Abiogenesis is not part of ToE. The cambrian explosion is a pretty easy concept to wrap your head around: loads of niches opened up over the course of FIFTY MILLION YEARS and so lots of new life forms emerged.
Anything else?
EDIT: BTW, niches in this sense mean various geographical places where some specialised organisms can thrive over others.
ok good. Well lets repeat a post from old thread so you may have a chance to reply: (I already know what the others will say, but lets see what you have to say)
"From nothing we have almost everything, almost overnight (Geologically speaking). This remains mysterious. No body really understands how this happened."

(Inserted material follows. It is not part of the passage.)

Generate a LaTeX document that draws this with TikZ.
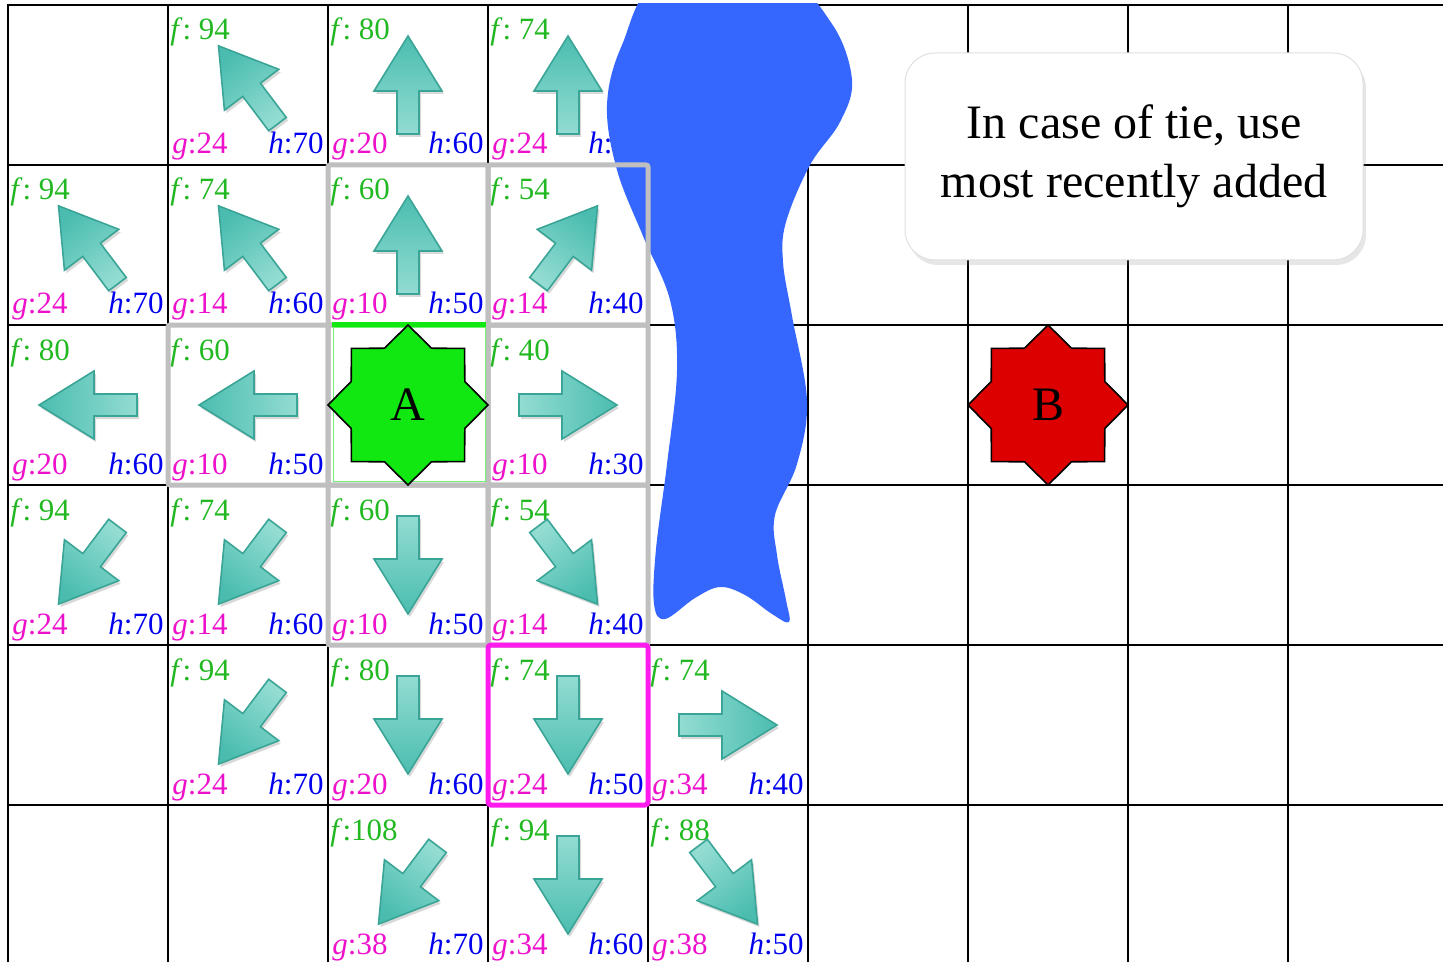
\documentclass[tikz,border=0pt]{standalone}
\usepackage{fontspec}
\setmainfont{Liberation Serif}
\usetikzlibrary{shadows}
\definecolor{fgreen}{HTML}{22B822}
\definecolor{gmag}{HTML}{EE11CC}
\definecolor{hblue}{HTML}{0000EE}
\definecolor{arrhead}{HTML}{4BBDB0}
\definecolor{arrtail}{HTML}{93DCD2}
\definecolor{arredge}{HTML}{3AA597}
\definecolor{river}{HTML}{3567FF}
\definecolor{closedgray}{HTML}{BFBFBF}
\definecolor{curmag}{HTML}{FF1AEE}
\definecolor{agreen}{HTML}{11E811}
\definecolor{bred}{HTML}{DD0000}
\tikzset{
  lbl/.style={inner sep=0pt, font=\fontsize{15.5}{18}\selectfont},
  flbl/.style={lbl, text=fgreen, anchor=base west},
  glbl/.style={lbl, text=gmag, anchor=base west},
  hlbl/.style={lbl, text=hblue, anchor=base east},
  gridline/.style={line width=1.35pt, black},
  closedbox/.style={draw=closedgray, line width=2.5pt, rounded corners=1pt},
  curbox/.style={draw=curmag, line width=2.5pt, rounded corners=1.5pt},
  starshape/.style={draw=black, line width=0.8pt, line join=miter},
  starlbl/.style={inner sep=0pt, font=\fontsize{24}{28}\selectfont},
  callout/.style={draw=black!12, line width=0.5pt, fill=white, rounded corners=15pt,
    minimum width=229pt, minimum height=103.5pt, align=center,
    font=\fontsize{24}{29.5}\selectfont,
    drop shadow={shadow xshift=1.5pt, shadow yshift=-2.5pt, opacity=0.2}},
}
\newcommand\tarrow[3]{%
  \pgfmathsetmacro\shang{#3-90}%
  \begin{scope}[shift={(#1,#2)}]
    \fill[black, opacity=0.15, shift={(2,3)}, rotate=#3] (-49,-11) -- (-6,-11) -- (-6,-34) -- (49,0) -- (-6,34) -- (-6,11) -- (-49,11) -- cycle;
    \path[draw=arredge, line width=0.8pt, line join=miter, top color=arrhead, bottom color=arrtail, shading angle=\shang, rotate=#3] (-49,-11) -- (-6,-11) -- (-6,-34) -- (49,0) -- (-6,34) -- (-6,11) -- (-49,11) -- cycle;
  \end{scope}}
\newcommand\cellinfo[6]{%
  \pgfmathsetmacro\cx{8+160*#1}%
  \pgfmathsetmacro\cy{5+160*#2}%
  \node[flbl] (f-#1-#2) at (\cx+2,\cy+35) {\textit{f}:#3};
  \node[glbl] (g-#1-#2) at (\cx+4,\cy+149) {\textit{g}:#4};
  \node[hlbl] (h-#1-#2) at (\cx+156,\cy+149) {\textit{h}:#5};
  \tarrow{\cx+80}{\cy+80}{#6}}
\newcommand\eightstar[3]{%
  \draw[starshape, fill=#3] (#1,#2) +(0:80) -- +(22.5:61.5) -- +(45:80) -- +(67.5:61.5) -- +(90:80) -- +(112.5:61.5) -- +(135:80) -- +(157.5:61.5) -- +(180:80) -- +(202.5:61.5) -- +(225:80) -- +(247.5:61.5) -- +(270:80) -- +(292.5:61.5) -- +(315:80) -- +(337.5:61.5) -- cycle;}
\begin{document}
\begin{tikzpicture}[x=0.5pt, y=-0.5pt]
\useasboundingbox (0,0) rectangle (1443,962);
\clip (0,0) rectangle (1443,962);
% grid
\foreach \c in {0,...,8} { \draw[gridline] (8+160*\c,4) -- (8+160*\c,970); }
\foreach \r in {0,...,5} { \draw[gridline] (8,5+160*\r) -- (1450,5+160*\r); }
% cells
\cellinfo{1}{0}{\ 94}{24}{70}{127}
\cellinfo{2}{0}{\ 80}{20}{60}{90}
\cellinfo{3}{0}{\ 74}{24}{50}{90}
\cellinfo{0}{1}{\ 94}{24}{70}{127}
\cellinfo{1}{1}{\ 74}{14}{60}{127}
\cellinfo{2}{1}{\ 60}{10}{50}{90}
\cellinfo{3}{1}{\ 54}{14}{40}{53}
\cellinfo{0}{2}{\ 80}{20}{60}{180}
\cellinfo{1}{2}{\ 60}{10}{50}{180}
\cellinfo{3}{2}{\ 40}{10}{30}{0}
\cellinfo{0}{3}{\ 94}{24}{70}{233}
\cellinfo{1}{3}{\ 74}{14}{60}{233}
\cellinfo{2}{3}{\ 60}{10}{50}{270}
\cellinfo{3}{3}{\ 54}{14}{40}{307}
\cellinfo{1}{4}{\ 94}{24}{70}{233}
\cellinfo{2}{4}{\ 80}{20}{60}{270}
\cellinfo{3}{4}{\ 74}{24}{50}{270}
\cellinfo{4}{4}{\ 74}{34}{40}{0}
\cellinfo{2}{5}{108}{38}{70}{233}
\cellinfo{3}{5}{\ 94}{34}{60}{270}
\cellinfo{4}{5}{\ 88}{38}{50}{307}
% river
\begin{scope}
\clip (0,4) rectangle (1443,962);
\fill[river] plot[smooth cycle, tension=0.6] coordinates {
  (662,-20) (782,-20) (832,24) (852,80) (840,122) (810,165) (786,222) (783,262)
  (792,316) (807,401) (797,464) (775,515) (777,555) (786,600) (789,622)
  (772,614) (745,595) (720,587) (695,598) (665,619) (654,604) (656,549)
  (667,464) (677,370) (670,300) (643,236) (617,170) (607,105) (622,45)};
\end{scope}
% closed set
\foreach \c/\r in {2/1,3/1,1/2,2/2,3/2,2/3,3/3} {
  \draw[closedbox] (8+160*\c,5+160*\r) rectangle (168+160*\c,165+160*\r);
}
% current
\draw[curbox] (488,645) rectangle (648,805);
% start cell
\draw[agreen!60, line width=0.5pt] (333,327) rectangle (485,481);
\draw[agreen, line width=2.5pt] (332,324) -- (486,324);
% stars
\eightstar{408}{405}{agreen}
\node[starlbl] (A) at (408,405) {A};
\eightstar{1048}{405}{bred}
\node[starlbl] (B) at (1048,405) {B};
% callout
\node[callout] (tie) at (1134,156.5) {In case of tie, use\\most recently added};
\end{tikzpicture}
\end{document}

"In Darwins theory, if you think of the branching tree. You would have one form to begin with. And it would gradually diverge into different forms. And gradually into more differences until you have the major differences appearing."
"The problem with the cambrian explosion is that all these major differences appear together at the same time. With no fossil evidence that they descended from this common ancestor."
"it's not a branching tree, it's a lawn with everything sprouting on it's own."
-Jonathan Wells - PhD molecular and cell biology - UC Berkley.
The whole interview is not in the video just excerpts but the guy from Berkley obviously thinks the explosion sceptically.
another guy is J.Y. chen leading paleontologist at some institute in chengjaing china.
"Darwinism maybe only telling a part of the story for evolution."
"Darwins tree is a reverse cone shape. Very unexpectedly our research is convincing us that major phyla is starting down below at the beginning of the cambrian. The base is wide and gradually narrows. This is almost turned a different way."
He is saying that the tree of life is actually inverted.
This guy is supposed to have some famous pieces of the cambrian era in HIs collection.
there are others that say the same thing.